Placing More Focus at the Dyadic Level

We have noted that most research on interpersonal trust in organizations focuses on the perceptions and reactions of either the trustor or the trustee, whereas dyadic processes have received relatively little empirical attention outside of laboratory research. This may reflect the relative difficulty of collecting genuinely dyadic data in organizations. As discussed thoroughly by Korsgaard, Brower, and Lester (2015), measures of trust within dyads also often do not aggregate well because the level of trust is asymmetrical (e.g., Smith & Barclay, 1997). The divergence may reflect interesting dynamics; uncovering these dynamics, however, falls within the category of “easier said than done.” Yet, researchers who wish to examine dyadic trust can often more carefully consider two things. First, what is the appropriate referent in asking about trust? There may be greater convergence on questions relating to the extent of “our” trust than one may obtain by asking about “my” trust in another individual. Whether the referent shift is appropriate, however, depends on the theoretical framework of the investigation. Second, researchers can strive to identify in advance the kinds of variables that would introduce asymmetry in a relationship. For example, normally a promising starting point is to consider what an individual may have that is of value to the other party but of which he or she may have a lesser supply. Resource theory (see Foa & Foa, 2012) provides a valuable perspective about the fungibility of exchange resources. For example, one person may offer expertise while the other helps him or her forge valuable relationships with others. Identifying factors that may contribute to the different forms of resource exchange may provide valuable insights about interpersonal trust in organizations.

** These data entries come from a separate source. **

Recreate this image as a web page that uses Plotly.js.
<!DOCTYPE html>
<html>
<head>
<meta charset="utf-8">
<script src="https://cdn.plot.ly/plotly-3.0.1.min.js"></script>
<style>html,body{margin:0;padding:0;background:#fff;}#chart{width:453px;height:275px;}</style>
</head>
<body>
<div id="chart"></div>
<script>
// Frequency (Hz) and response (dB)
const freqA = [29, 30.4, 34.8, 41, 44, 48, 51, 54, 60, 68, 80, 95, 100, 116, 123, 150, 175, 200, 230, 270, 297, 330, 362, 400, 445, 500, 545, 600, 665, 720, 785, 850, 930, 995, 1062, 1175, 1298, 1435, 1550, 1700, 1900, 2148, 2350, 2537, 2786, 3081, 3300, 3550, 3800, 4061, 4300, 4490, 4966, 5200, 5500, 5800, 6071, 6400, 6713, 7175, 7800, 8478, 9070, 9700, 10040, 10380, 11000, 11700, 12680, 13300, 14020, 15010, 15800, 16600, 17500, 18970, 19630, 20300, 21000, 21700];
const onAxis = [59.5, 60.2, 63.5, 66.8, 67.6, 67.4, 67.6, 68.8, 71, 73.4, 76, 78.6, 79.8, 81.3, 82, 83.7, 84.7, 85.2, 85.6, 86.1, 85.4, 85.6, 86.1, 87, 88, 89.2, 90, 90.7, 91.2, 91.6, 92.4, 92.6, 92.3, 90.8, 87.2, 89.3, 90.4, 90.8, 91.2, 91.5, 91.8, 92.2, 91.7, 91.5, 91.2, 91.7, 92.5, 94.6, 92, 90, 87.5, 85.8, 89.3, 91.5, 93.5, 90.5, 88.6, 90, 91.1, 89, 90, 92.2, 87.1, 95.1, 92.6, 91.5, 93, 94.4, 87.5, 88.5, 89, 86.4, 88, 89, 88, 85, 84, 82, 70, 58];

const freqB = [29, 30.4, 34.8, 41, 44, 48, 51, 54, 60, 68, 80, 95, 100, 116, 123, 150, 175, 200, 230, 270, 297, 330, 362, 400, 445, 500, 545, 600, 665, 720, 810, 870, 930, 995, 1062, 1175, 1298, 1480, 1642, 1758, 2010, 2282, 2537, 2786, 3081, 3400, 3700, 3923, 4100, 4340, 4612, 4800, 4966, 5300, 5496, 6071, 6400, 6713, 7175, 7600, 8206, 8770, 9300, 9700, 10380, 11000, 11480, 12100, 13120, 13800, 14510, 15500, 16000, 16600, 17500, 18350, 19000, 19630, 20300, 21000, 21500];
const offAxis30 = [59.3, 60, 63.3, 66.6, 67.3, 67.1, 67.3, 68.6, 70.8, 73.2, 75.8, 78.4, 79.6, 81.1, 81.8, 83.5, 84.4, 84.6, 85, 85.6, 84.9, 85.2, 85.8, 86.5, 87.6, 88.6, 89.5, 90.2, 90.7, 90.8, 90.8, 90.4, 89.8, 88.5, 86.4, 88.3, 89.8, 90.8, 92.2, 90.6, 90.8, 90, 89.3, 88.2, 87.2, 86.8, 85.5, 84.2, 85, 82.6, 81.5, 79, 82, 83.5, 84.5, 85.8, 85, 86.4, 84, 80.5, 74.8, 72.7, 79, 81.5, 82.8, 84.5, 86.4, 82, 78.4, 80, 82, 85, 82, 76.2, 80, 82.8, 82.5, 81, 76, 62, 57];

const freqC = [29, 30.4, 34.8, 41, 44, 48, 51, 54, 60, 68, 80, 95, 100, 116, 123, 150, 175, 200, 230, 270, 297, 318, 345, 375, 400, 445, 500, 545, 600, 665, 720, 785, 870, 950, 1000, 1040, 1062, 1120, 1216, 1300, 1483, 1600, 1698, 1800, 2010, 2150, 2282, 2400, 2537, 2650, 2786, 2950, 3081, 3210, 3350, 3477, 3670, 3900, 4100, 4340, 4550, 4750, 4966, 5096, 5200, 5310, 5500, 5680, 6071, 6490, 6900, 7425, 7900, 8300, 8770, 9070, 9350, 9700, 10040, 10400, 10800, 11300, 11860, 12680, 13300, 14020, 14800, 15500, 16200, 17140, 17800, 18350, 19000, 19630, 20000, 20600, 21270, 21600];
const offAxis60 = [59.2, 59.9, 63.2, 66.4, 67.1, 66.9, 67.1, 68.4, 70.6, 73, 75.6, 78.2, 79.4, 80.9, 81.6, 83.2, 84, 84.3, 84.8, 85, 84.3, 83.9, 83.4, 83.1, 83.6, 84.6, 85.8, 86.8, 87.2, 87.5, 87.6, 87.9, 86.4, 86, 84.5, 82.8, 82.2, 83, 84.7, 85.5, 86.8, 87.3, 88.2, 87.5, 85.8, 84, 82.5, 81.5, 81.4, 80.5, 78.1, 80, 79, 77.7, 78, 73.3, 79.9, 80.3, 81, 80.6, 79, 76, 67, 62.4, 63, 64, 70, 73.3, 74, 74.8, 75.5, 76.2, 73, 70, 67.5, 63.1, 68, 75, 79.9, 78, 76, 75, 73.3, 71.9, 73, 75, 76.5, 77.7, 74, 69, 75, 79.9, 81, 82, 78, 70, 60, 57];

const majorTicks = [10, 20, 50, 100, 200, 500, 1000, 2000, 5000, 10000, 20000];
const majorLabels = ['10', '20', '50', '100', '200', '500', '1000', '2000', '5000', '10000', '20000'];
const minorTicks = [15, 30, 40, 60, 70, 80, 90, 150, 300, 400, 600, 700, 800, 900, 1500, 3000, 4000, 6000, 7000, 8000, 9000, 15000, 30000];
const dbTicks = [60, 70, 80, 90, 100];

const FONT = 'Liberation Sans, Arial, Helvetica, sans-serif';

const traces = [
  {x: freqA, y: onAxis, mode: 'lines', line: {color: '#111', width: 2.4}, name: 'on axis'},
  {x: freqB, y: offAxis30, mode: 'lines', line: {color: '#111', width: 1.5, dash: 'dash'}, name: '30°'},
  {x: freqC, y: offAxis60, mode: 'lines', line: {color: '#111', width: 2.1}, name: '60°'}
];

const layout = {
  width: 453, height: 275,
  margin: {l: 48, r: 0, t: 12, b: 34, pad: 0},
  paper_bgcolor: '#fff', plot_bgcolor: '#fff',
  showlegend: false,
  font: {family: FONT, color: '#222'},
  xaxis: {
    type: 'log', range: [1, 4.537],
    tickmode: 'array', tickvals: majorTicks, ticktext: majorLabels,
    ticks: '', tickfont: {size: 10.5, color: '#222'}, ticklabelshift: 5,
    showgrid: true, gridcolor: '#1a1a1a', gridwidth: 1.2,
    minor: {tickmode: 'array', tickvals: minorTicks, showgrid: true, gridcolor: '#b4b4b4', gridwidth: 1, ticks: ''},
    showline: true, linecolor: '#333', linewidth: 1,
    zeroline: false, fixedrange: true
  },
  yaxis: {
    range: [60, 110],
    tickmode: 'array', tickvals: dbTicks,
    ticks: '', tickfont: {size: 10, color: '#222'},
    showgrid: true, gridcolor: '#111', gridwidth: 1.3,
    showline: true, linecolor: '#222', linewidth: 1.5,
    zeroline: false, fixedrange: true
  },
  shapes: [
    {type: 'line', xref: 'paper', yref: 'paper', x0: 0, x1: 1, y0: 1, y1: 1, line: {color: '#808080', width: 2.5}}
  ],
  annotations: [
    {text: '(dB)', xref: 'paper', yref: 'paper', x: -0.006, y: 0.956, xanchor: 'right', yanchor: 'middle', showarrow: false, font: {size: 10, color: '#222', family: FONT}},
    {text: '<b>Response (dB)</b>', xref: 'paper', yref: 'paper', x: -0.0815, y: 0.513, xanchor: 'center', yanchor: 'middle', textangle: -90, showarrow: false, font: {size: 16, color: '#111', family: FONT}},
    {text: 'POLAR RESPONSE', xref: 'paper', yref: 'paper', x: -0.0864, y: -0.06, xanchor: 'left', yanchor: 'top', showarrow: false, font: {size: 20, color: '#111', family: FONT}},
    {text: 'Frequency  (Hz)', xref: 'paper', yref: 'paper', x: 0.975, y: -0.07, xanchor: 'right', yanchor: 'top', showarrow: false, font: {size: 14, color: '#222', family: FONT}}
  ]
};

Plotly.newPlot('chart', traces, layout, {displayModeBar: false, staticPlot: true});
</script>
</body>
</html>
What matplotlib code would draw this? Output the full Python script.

Conducting Longitudinal Research

Longitudinal designs are needed to study the relationship between trust and other associated phenomena in organizations, such as justice perception and discretionary behavior. Longitudinal research can help to draw conclusion about the direction of causality and explore complex relationship patterns such as reciprocity. Also, trust is not a stable state but a dynamic phenomenon, and longitudinal design can help to understand the complex and dynamic role played by trust as time passes. Recent research has suggested that the requirement for trust is not the same at different times of team development cycle (Frazier et al., 2016; Jones & Shah, 2016). With the help of advanced statistical methods such as multilevel modeling, social network analysis, and dyadic analysis methods (e.g., the Actor-Partner Interdependence Model; Kashy & Kenny, 2000), researchers can potentially develop richer understandings of the patterns and processes of interpersonal trust in organizations.

Investigating Trust-Changing Incidents

We also call for more research that examines how events impact interpersonal trust in the organization. Our review of the trust repair literature suggests that researchers have made progress regarding factors affecting trust violation and strategies to repair a damaged trust relationship. Yet most studies in this line of research are laboratory based and use economic games or scenarios. The scenarios and games used in laboratory studies are rather limited in the type of violation that can be examined. In real organizational settings, individuals may be impelled by a large number of incidents to re-evaluate their relationships with others, bringing about potential increases or decreases in their levels of trust (Kramer & Lewicki, 2010). For example, a follower may decrease the perceived trustworthiness of his or her leader if the leader makes an unjustified promotion decision that disappoints the follower. On the positive side, an employee may tend to increase trust in a coworker after the coworker invests extra time and energy to accomplish critical but difficult goals in a big group project. In short, individuals are likely to re-evaluate their levels of trust in particular relationships after experiencing incidents that call their pre-existing trust beliefs into question. What features of incidents encourage individuals to substantially change their trust toward another individual? Do individual differences of the trustor and/or trustee play a role in such trust-alteration processes? The growing literature on “turning points” in conflict dynamics (Druckman, 2001; Jameson, Sohan, & Hodge, 2014) may be particularly useful to understand how incidents promote trust declines or increases.

Distinguishing Trust and Distrust

As we noted earlier in this article, scholars have argued that trust and distrust are distinct constructs. Distrust has been defined as “a lack of confidence in the other, a concern that the other may act so as to harm one, that he does not care about one’s welfare or intends to act harmfully, or is hostile” (Grovier, 1994, p. 240). A high level of trust is characterized by positive cognitions, such as hope and faith, and is associated with high satisfaction in the relationship (Lewicki et al., 1998; Kramer, 1999). By contrast, a high level of distrust is characterized by negative cognitions such as fear, skepticism, and suspicion and is related to high dissatisfaction in the relationship (Kramer, 1998, 1999; Lewicki et al., 1998). Kramer and Lewicki and colleagues also argued that trust and distrust in another individual are distinguishable and can coexist. However, with a few exceptions (e.g., Liao & Chun, 2016), existing research does not distinguish between trust and distrust, and as yet we lack an evidence-based nomological network to support this distinction and to serve as a guide for research. Consistent with emerging findings in other domains such as positive affect versus negative affect (e.g., Kaplan, Bradley, Luchman, & Haynes, 2009), trust and distrust may be related to different outcomes and impact outcomes through different pathways.

Conclusion

We conclude from our review that research on interpersonal trust within organizations has become increasingly vibrant in this new millennium, drawing extensively from theoretical frameworks that were developed in the 1990s. Yet it is difficult to integrate much of the extant research because the research models have tended to be narrowly trustor-centric or trustee-centric and do not consider dynamic processes in trust development. Given that the very recent trend in micro-organizational behavior in general has been toward strengthening designs and conducting investigations into complex causal processes, we are optimistic that such progress will be forthcoming in the next decade.